Crypts are built as solid hard foundations, dug deep in the dense dark earth.  But this crypt appears soft and fluid each winter when the persistent groundwater of the region floods it up to three feet deep.  Then the dark space becomes shiny and shimmering, reflecting the water in motion.  The sculpture was fashioned intentionally to withstand and even embrace its months partially submerged, wet and fluid.

Crypts are quiet, silent as a tomb.  But Gormley named the statue “Sound II.”  Sound?  One writer suggests Gormely wants us to look at the sculpture and “be still for a moment, to ‘sound’ the depths of our own spirit.”
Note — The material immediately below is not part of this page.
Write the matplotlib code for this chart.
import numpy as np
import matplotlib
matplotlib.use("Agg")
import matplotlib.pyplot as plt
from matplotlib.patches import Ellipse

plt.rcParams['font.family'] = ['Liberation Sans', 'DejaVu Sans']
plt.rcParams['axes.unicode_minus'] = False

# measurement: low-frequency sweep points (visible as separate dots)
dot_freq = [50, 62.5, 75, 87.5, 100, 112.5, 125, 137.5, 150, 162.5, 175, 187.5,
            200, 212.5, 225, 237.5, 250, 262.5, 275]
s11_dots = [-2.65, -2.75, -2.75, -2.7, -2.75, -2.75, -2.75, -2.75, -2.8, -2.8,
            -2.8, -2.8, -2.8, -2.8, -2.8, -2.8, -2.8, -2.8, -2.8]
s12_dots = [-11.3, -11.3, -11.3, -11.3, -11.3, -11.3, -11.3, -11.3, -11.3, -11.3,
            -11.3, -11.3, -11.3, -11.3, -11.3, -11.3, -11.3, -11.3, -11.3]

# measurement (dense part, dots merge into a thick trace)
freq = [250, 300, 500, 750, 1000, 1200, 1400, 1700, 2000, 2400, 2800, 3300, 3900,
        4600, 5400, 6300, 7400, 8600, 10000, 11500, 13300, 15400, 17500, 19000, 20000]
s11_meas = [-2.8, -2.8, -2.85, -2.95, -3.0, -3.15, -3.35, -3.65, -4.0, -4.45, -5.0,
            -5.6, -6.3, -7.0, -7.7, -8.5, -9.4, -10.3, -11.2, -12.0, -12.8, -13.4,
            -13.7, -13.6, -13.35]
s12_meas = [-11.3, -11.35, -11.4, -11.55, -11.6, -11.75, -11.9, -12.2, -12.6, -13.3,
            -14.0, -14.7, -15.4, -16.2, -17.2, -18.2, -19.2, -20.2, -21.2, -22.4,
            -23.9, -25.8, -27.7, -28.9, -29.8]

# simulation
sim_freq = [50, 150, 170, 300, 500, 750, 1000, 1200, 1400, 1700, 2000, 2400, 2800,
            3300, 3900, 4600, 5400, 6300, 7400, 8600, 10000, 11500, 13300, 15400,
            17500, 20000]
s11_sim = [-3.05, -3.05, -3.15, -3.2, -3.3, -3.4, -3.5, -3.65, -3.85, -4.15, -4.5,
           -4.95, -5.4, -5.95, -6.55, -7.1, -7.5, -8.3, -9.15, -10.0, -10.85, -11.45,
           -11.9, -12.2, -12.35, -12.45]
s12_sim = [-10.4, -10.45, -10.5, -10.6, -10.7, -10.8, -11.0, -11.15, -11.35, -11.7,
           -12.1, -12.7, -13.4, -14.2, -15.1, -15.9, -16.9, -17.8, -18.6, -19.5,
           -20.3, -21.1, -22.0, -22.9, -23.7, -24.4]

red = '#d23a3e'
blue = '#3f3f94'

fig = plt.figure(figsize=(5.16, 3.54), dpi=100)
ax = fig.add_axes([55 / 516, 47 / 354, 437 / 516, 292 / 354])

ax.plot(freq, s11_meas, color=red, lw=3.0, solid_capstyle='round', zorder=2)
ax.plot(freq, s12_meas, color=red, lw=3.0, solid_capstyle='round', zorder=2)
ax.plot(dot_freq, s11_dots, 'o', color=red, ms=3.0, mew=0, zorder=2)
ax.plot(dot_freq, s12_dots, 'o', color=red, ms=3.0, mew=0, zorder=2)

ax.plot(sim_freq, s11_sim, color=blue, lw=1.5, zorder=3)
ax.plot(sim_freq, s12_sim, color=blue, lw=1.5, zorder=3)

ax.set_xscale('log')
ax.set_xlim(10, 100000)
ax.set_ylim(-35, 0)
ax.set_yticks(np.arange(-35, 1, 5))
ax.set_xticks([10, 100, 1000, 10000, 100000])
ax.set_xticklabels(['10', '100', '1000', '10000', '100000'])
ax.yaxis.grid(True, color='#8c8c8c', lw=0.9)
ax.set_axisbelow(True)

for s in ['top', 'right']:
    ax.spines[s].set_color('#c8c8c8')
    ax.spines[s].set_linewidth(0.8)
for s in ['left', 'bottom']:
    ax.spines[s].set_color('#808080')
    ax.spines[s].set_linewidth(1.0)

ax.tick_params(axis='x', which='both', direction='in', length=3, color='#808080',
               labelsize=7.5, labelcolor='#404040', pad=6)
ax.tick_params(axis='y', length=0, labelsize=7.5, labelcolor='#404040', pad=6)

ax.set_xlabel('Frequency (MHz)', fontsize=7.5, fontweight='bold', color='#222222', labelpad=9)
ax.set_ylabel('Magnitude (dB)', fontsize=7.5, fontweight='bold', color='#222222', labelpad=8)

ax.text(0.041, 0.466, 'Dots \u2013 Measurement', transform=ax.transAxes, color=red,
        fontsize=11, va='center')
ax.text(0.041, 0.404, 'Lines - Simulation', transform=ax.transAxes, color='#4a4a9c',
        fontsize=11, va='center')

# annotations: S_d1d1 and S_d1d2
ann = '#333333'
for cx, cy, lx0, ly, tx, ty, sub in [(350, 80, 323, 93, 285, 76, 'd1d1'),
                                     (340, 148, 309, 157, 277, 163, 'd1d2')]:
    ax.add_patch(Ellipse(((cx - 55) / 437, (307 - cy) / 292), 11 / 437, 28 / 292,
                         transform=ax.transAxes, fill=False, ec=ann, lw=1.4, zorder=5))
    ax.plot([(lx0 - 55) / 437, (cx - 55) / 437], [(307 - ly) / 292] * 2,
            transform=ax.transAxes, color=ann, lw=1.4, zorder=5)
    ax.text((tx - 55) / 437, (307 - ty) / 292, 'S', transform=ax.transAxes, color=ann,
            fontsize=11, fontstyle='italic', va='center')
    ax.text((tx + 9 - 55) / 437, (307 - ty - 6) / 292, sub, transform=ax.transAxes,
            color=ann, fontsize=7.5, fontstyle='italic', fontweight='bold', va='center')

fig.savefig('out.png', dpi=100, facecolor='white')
The hands of the human form are cupped and the face is looking down at what it gently holds – water.  Not only does the sculpture stand up to its waist in the water, but an inner pipe brings water up into the hands. (So we are told – no crypt tours in the winter, too wet.  I was there in June and it had just reopened two weeks earlier.)

There are tombs in the crypt, but this sculpture is about life.  Like all life, born of water, seeping from ocean ancestors, the sculpture reminded me of Venus rising from the sea atop another wet cup.  And the dark fecundity of the space was womb-like, another wet source of life.
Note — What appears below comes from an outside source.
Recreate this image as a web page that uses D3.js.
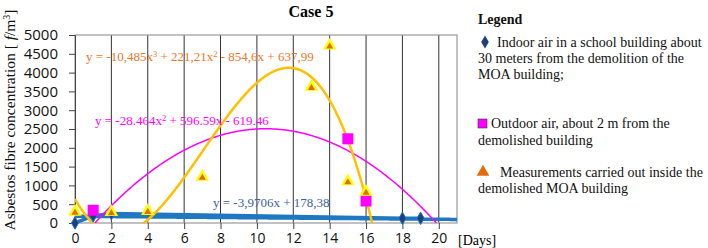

To find such a contemporary sculpture in a church is profound.  Sound II is not explicitly religious art, an icon of a saint or deity.  But it evokes birth and baptism. And life.

Church Dreams

A soaring Gothic cathedral draws the eye – and the heart – upward. “Glory to God” is usually spoken (or sung!) looking up, not down.

But I am most moved when I go down, down into a cathedral’s crypt, the deep space below nave and choir.  Often a remnant and reminder of an earlier church, and certainly essential in holding up the massive uplift above, the crypt (literally “hidden”) carries more meaning than just its function or its interesting early chapter in the building’s history. 

Some years ago when I started meditating regularly, a picture came to me that helped me turn off my monkey brain for that simple 20 minutes.  I don’t think I intentionally chose the image -  (“I will now focus on this!”) - it just seemed to arrive.  It was a door in the wall of an old church nave, and I knew that the door led down to the crypt.  I could vaguely place it, either Bourges or Winchester, it almost didn’t matter.  I would soon be going down into dark and mystery, the hidden and forgotten, the foundation, the dank wet smell of old stone, the residue of memories of masons and monks.  But for now, I stand at the door.

I’m rereading French philosopher Gaston Bachelard’s The Poetics of Space.  Drawing on Jungian study of dreams and memories, he suggests we pay attention to our day and night dreams about houses we have lived in, which he calls “topoanalysis.” He writes, “The chief benefit of a house is that it shelters daydreaming, the house protects the dreamer, the house allows one to dream in peace.” “The unconscious is housed…Our house is our first universe.”

He writes about how we should take seriously our dreams of walking through the rooms of our childhood, and suggests we are more at ease with our dreams and memories of attics, and more wary of going down into the cellar. Like Jung, he says that dreams of water and of cellars are deep dreams of the unconscious. 

Bachelard writes, “The cellar dreamer knows that the walls of the cellar are buried walls, walls that have the entire earth behind them.” 

That sounded like a crypt to me, that cellar imagery.  We can take his imagery of house dreams and applying it to churches.  For medieval worshippers, at places like Bourges or Winchester, the massive cathedral might have seemed like a universe, limitless sky above, mysterious darkness below.

It’s the same for me, there’s something about those old churches that seems like a universe.  As I dream or meditate, I stand at the door to the crypt.  And I’m headed down.